Extract word for word the lines of the listing from its start to the line holding "var FONT = 'Liberation", both ends kept; pictures are not part of the copy.

*** Input records ***

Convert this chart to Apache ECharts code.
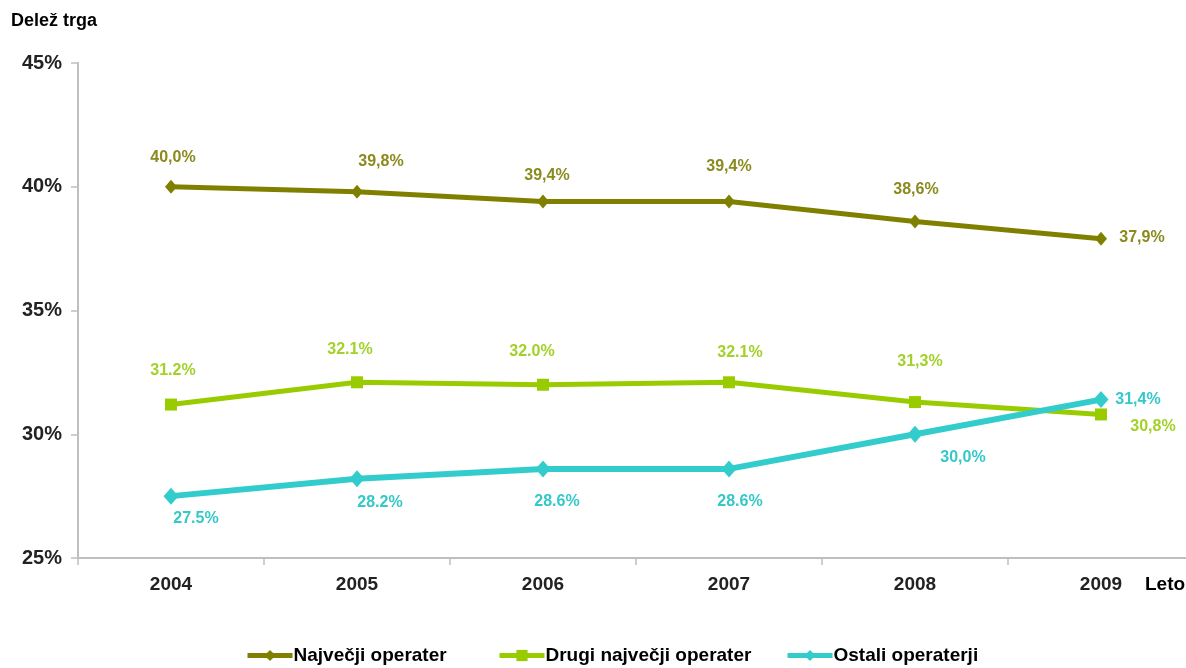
<!DOCTYPE html>
<html>
<head>
<meta charset="utf-8">
<title>Delež trga</title>
<script src="https://cdn.jsdelivr.net/npm/echarts@6/dist/echarts.min.js"></script>
<style>
  html, body { margin: 0; padding: 0; background: #fff; }
  #chart { width: 1186px; height: 668px; }
</style>
</head>
<body>
<div id="chart"></div>
<script>
// podatki
var years = ['2004', '2005', '2006', '2007', '2008', '2009'];
var najvecji = [40.0, 39.8, 39.4, 39.4, 38.6, 37.9];
var drugi = [31.2, 32.1, 32.0, 32.1, 31.3, 30.8];
var ostali = [27.5, 28.2, 28.6, 28.6, 30.0, 31.4];
// oznake kot na izvirniku (mešano vejica / pika)
var najvecjiLabels = ['40,0%', '39,8%', '39,4%', '39,4%', '38,6%', '37,9%'];
var drugiLabels = ['31.2%', '32.1%', '32.0%', '32.1%', '31,3%', '30,8%'];
var ostaliLabels = ['27.5%', '28.2%', '28.6%', '28.6%', '30,0%', '31,4%'];
var yTicks = [25, 30, 35, 40, 45];

// zamiki oznak (samo postavitev)
var najvecjiOff = [[2, -29], [24, -30], [4, -26], [0, -35], [1, -32], [41, -1]];
var drugiOff = [[2, -34], [-7, -33], [-11, -33], [11, -30], [5, -40], [52, 12]];
var ostaliOff = [[25, 22], [23, 24], [14, 33], [11, 33], [48, 23], [37, 0]];

var FONT = 'Liberation Sans, Arial, sans-serif';

function buildData(values, texts, offs, color){
    var out = [];
    for(var i = 0; i < values.length; i++){
        out.push({
            value: values[i],
            label: {
                show: true,
                position: 'inside',
                offset: offs[i],
                formatter: texts[i],
                color: color,
                fontFamily: FONT,
                fontWeight: 'bold',
                fontSize: 16
            }
        });
    }
    return out;
}

function legendAt(name, left){
    return {
        data: [name],
        left: left,
        top: 646,
        itemWidth: 45,
        itemHeight: 14,
        itemGap: 0,
        padding: 0,
        lineStyle: {width: 5},
        textStyle: {fontFamily: FONT, fontWeight: 'bold', fontSize: 19, color: '#000', padding: [0, 0, 0, -4]}
    };
}

var chart = echarts.init(document.getElementById('chart'));
var option = {
    animation: false,
    backgroundColor: '#fff',
    title: [
        {text: 'Delež trga', left: 11, top: 12, padding: 0,
         textStyle: {fontFamily: FONT, fontWeight: 'bold', fontSize: 18, color: '#000'}},
        {text: 'Leto', left: 1145, top: 575, padding: 0,
         textStyle: {fontFamily: FONT, fontWeight: 'bold', fontSize: 19, color: '#000'}}
    ],
    legend: [
        legendAt('Največji operater', 245),
        legendAt('Drugi največji operater', 497),
        legendAt('Ostali operaterji', 785)
    ],
    grid: {left: 78, top: 63, width: 1116, height: 495, containLabel: false, outerBoundsMode: 'none'},
    xAxis: {
        type: 'category',
        data: years,
        boundaryGap: true,
        axisLine: {lineStyle: {color: '#bfbfbf', width: 2}},
        axisTick: {show: true, interval: 0, length: 7, lineStyle: {color: '#bfbfbf', width: 1.5}},
        axisLabel: {margin: 17, color: '#222', fontFamily: FONT, fontWeight: 'bold', fontSize: 19}
    },
    yAxis: {
        type: 'value',
        min: yTicks[0],
        max: yTicks[yTicks.length - 1],
        interval: 5,
        splitLine: {show: false},
        axisLine: {show: true, lineStyle: {color: '#bfbfbf', width: 2}},
        axisTick: {show: true, length: 7, lineStyle: {color: '#bfbfbf', width: 1.5}},
        axisLabel: {margin: 16, color: '#222', fontFamily: FONT, fontWeight: 'bold', fontSize: 20,
                    formatter: '{value}%'}
    },
    series: [
        {
            name: 'Največji operater',
            type: 'line',
            data: buildData(najvecji, najvecjiLabels, najvecjiOff, '#8a8a1e'),
            symbol: 'diamond',
            symbolSize: [12, 14],
            lineStyle: {color: '#808000', width: 5},
            itemStyle: {color: '#808000'},
            z: 3
        },
        {
            name: 'Drugi največji operater',
            type: 'line',
            data: buildData(drugi, drugiLabels, drugiOff, '#a3d12a'),
            symbol: 'rect',
            symbolSize: 12,
            lineStyle: {color: '#99cc00', width: 5},
            itemStyle: {color: '#99cc00'},
            z: 2
        },
        {
            name: 'Ostali operaterji',
            type: 'line',
            data: buildData(ostali, ostaliLabels, ostaliOff, '#35c8c8'),
            symbol: 'diamond',
            symbolSize: [15, 17],
            lineStyle: {color: '#33cccc', width: 6},
            itemStyle: {color: '#33cccc'},
            z: 4
        }
    ]
};
chart.setOption(option);
</script>
</body>
</html>
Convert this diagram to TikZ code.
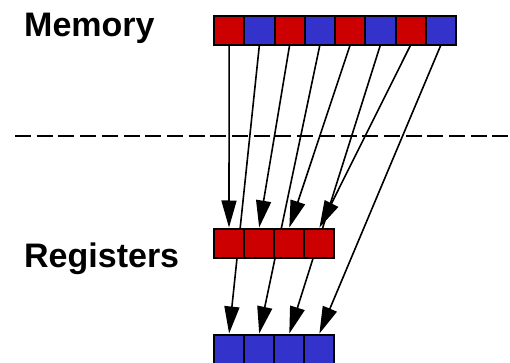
\documentclass[tikz,border=0pt]{standalone}
\usepackage{fontspec}
\setmainfont{Liberation Sans}
\usetikzlibrary{arrows.meta}
\definecolor{cellred}{RGB}{204,0,0}
\definecolor{cellblue}{RGB}{51,51,204}
\tikzset{
  cell/.style={draw=black, line width=2pt, inner sep=0pt, outer sep=0pt,
    minimum width=30.25pt, minimum height=29pt},
  redcell/.style={cell, fill=cellred},
  bluecell/.style={cell, fill=cellblue},
  regcell/.style={cell, minimum width=30pt},
  link/.style={line width=1.6pt, shorten >=1pt, -{Triangle[length=27pt,width=15pt]}},
  label/.style={font=\fontsize{34}{40}\selectfont\bfseries, inner sep=0pt, anchor=base west},
  divider/.style={line width=2pt, dash pattern=on 16pt off 5.7pt}
}
\begin{document}
\begin{tikzpicture}[x=1pt,y=-1pt]
\clip (0,0) rectangle (510,363);
\fill[white] (0,0) rectangle (510,363);
% labels
\node[label] (memlbl) at (24,37) {Memory};
\node[label] (reglbl) at (24,267) {Registers};
% divider
\coordinate (dl) at (15,136.5);
\coordinate (dr) at (512,136.5);
\draw[divider] (dl) -- (dr);
% memory row
\foreach \i in {1,...,8} {
  \pgfmathsetmacro{\xx}{229.125+30.25*(\i-1)}
  \pgfmathparse{mod(\i,2)==1 ? "redcell" : "bluecell"}
  \edef\sty{\pgfmathresult}
  \node[\sty] (m\i) at (\xx,30.5) {};
}
% blue register row
\foreach \i in {1,...,4} {
  \pgfmathsetmacro{\xx}{229+30*(\i-1)}
  \node[regcell, fill=cellblue] (b\i) at (\xx,349) {};
}
% long arrows (pass behind red row)
\draw[link] (m2.south) -- (b1.north);
\draw[link] (m4.south) -- (b2.north);
\draw[link] (m6.south) -- (b3.north);
\draw[link] (m8.south) -- (b4.north);
% red register row
\foreach \i in {1,...,4} {
  \pgfmathsetmacro{\xx}{229+30*(\i-1)}
  \node[regcell, fill=cellred] (r\i) at (\xx,243) {};
}
% short arrows
\draw[link] (m1.south) -- (r1.north);
\draw[link] (m3.south) -- (r2.north);
\draw[link] (m5.south) -- (r3.north);
\draw[link] (m7.south) -- (r4.north);
\end{tikzpicture}
\end{document}
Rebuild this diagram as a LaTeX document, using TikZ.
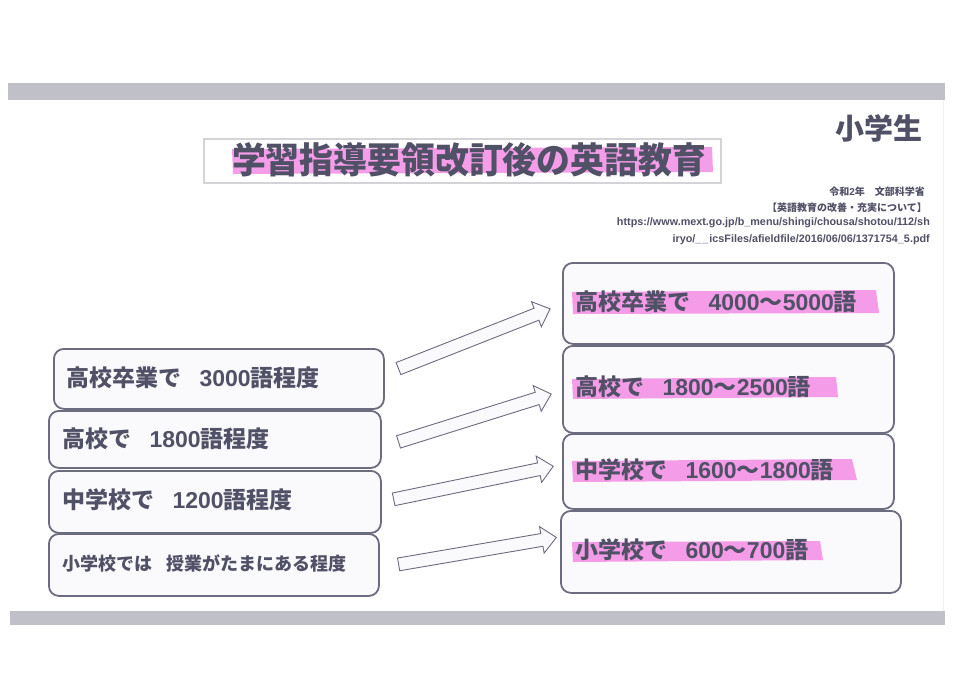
\documentclass[tikz,border=0pt]{standalone}
\usepackage{fontspec}
\setmainfont{Noto Sans CJK JP}
\newfontfamily\lat{Liberation Sans}
\newcommand\dg[1]{{\lat #1}}
\newcommand\gap{\hspace{0.8em}}
\usetikzlibrary{shapes.arrows,calc}
\definecolor{ink}{RGB}{80,80,102}
\definecolor{edge}{RGB}{108,108,128}
\definecolor{hl}{RGB}{243,140,228}
\definecolor{band}{RGB}{192,192,200}
\definecolor{boxfill}{RGB}{250,250,252}
\definecolor{titleedge}{RGB}{212,212,216}
\begin{document}
\begin{tikzpicture}[x=1pt,y=-1pt,
  box/.style={draw=edge, line width=1.8pt, rounded corners=10pt, fill=boxfill, anchor=north west, inner sep=0pt},
  lbl/.style={anchor=west, inner sep=0pt, text=ink, font=\bfseries\fontsize{23}{25}\selectfont},
  small/.style={anchor=west, inner sep=0pt, text=ink, font=\bfseries\fontsize{18}{20}\selectfont},
  cite/.style={anchor=east, inner sep=0pt, text=ink, font=\bfseries\fontsize{10}{12}\selectfont},
  citeurl/.style={anchor=east, inner sep=0pt, text=ink, font=\lat\bfseries\fontsize{10.8}{12}\selectfont},
  blockarrow/.style={single arrow, draw=edge, line width=0.9pt, fill=boxfill, inner sep=6pt,
    single arrow head extend=7pt, single arrow tip angle=85, anchor=center},
  hlbar/.style={fill=hl, opacity=0.85}
]
\useasboundingbox (0,0) rectangle (960,678);
\fill[white] (0,0) rectangle (960,678);
% bands
\fill[band] (8,83) rectangle (945,100);
\fill[band] (10,611) rectangle (945,625);
\draw[gray!12, line width=0.8pt] (943,100) -- (943,611);

% title
\node[draw=titleedge, line width=1.6pt, minimum width=517pt, minimum height=44pt, anchor=north west, inner sep=0pt] (titlebox) at (203,138) {};
\fill[hlbar] (232,149) -- (712,147) -- (713,172) -- (233,174) -- cycle;
\node[anchor=center, inner sep=0pt, text=ink, font=\bfseries\fontsize{36}{38}\selectfont] (title) at (469,160) {\scalebox{0.94}[1]{学習指導要領改訂後の英語教育}};

\node[anchor=east, inner sep=0pt, text=ink, font=\bfseries\fontsize{29}{32}\selectfont] (grade) at (923,128) {小学生};

\node[cite] (c1) at (925,192) {令和\dg{2}年　文部科学省};
\node[cite] (c2) at (927,208) {【英語教育の改善・充実について】};
\node[citeurl] (c3) at (930,223) {https://www.mext.go.jp/b\_menu/shingi/chousa/shotou/112/sh};
\node[citeurl] (c4) at (930,240) {iryo/\_\hspace{1pt}\_\hspace{1pt}icsFiles/afieldfile/2016/06/06/1371754\_5.pdf};

% left boxes
\node[box, minimum width=330pt, minimum height=60pt] (L1) at (53,348) {};
\node[box, minimum width=332pt, minimum height=57pt] (L2) at (48,410) {};
\node[box, minimum width=332pt, minimum height=62pt] (L3) at (48,470) {};
\node[box, minimum width=330pt, minimum height=62pt] (L4) at (48,533) {};
\node[lbl] (l1) at (66,378) {高校卒業で\gap\dg{3000}語程度};
\node[lbl] (l2) at (62,439) {高校で\gap\dg{1800}語程度};
\node[lbl] (l3) at (62,500) {中学校で\gap\dg{1200}語程度};
\node[small] (l4) at (62,563) {小学校では\gap 授業がたまにある程度};

% right boxes
\node[box, minimum width=331pt, minimum height=81pt] (R1) at (562,262) {};
\node[box, minimum width=331pt, minimum height=87pt] (R2) at (562,345) {};
\node[box, minimum width=331pt, minimum height=75pt] (R3) at (562,433) {};
\node[box, minimum width=340pt, minimum height=82pt] (R4) at (560,510) {};

\fill[hlbar] (572,292) -- (876,290) -- (879,313) -- (573,314) -- cycle;
\fill[hlbar] (572,379) -- (836,377) -- (838,397) -- (573,399) -- cycle;
\fill[hlbar] (572,461) -- (852,459) -- (857,480) -- (573,482) -- cycle;
\fill[hlbar] (572,542) -- (820,541) -- (823,560) -- (573,562) -- cycle;

\node[lbl] (r1) at (575,302) {高校卒業で\gap\dg{4000}～\dg{5000}語};
\node[lbl] (r2) at (575,387) {高校で\gap\dg{1800}～\dg{2500}語};
\node[lbl] (r3) at (575,470) {中学校で\gap\dg{1600}～\dg{1800}語};
\node[lbl] (r4) at (575,550) {小学校で\gap\dg{600}～\dg{700}語};

% arrows
\coordinate (t1) at (395,370); \coordinate (h1) at (547,310);
\coordinate (t2) at (395,443); \coordinate (h2) at (548,395);
\coordinate (t3) at (390,500); \coordinate (h3) at (550,467);
\coordinate (t4) at (395,565); \coordinate (h4) at (553,538);
\node[blockarrow, minimum height=163pt, rotate=21.5] (a1) at ($(t1)!0.5!(h1)$) {};
\node[blockarrow, minimum height=160pt, rotate=17.4] (a2) at ($(t2)!0.5!(h2)$) {};
\node[blockarrow, minimum height=163pt, rotate=11.7] (a3) at ($(t3)!0.5!(h3)$) {};
\node[blockarrow, minimum height=160pt, rotate=9.7] (a4) at ($(t4)!0.5!(h4)$) {};
\end{tikzpicture}
\end{document}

***

Exercise answer
Convert this chart to Apache ECharts code.
<!DOCTYPE html>
<html>
<head>
<meta charset="utf-8">
<title>Delež trga</title>
<script src="https://cdn.jsdelivr.net/npm/echarts@6/dist/echarts.min.js"></script>
<style>
  html, body { margin: 0; padding: 0; background: #fff; }
  #chart { width: 1186px; height: 668px; }
</style>
</head>
<body>
<div id="chart"></div>
<script>
// podatki
var years = ['2004', '2005', '2006', '2007', '2008', '2009'];
var najvecji = [40.0, 39.8, 39.4, 39.4, 38.6, 37.9];
var drugi = [31.2, 32.1, 32.0, 32.1, 31.3, 30.8];
var ostali = [27.5, 28.2, 28.6, 28.6, 30.0, 31.4];
// oznake kot na izvirniku (mešano vejica / pika)
var najvecjiLabels = ['40,0%', '39,8%', '39,4%', '39,4%', '38,6%', '37,9%'];
var drugiLabels = ['31.2%', '32.1%', '32.0%', '32.1%', '31,3%', '30,8%'];
var ostaliLabels = ['27.5%', '28.2%', '28.6%', '28.6%', '30,0%', '31,4%'];
var yTicks = [25, 30, 35, 40, 45];

// zamiki oznak (samo postavitev)
var najvecjiOff = [[2, -29], [24, -30], [4, -26], [0, -35], [1, -32], [41, -1]];
var drugiOff = [[2, -34], [-7, -33], [-11, -33], [11, -30], [5, -40], [52, 12]];
var ostaliOff = [[25, 22], [23, 24], [14, 33], [11, 33], [48, 23], [37, 0]];

var FONT = 'Liberation Sans, Arial, sans-serif';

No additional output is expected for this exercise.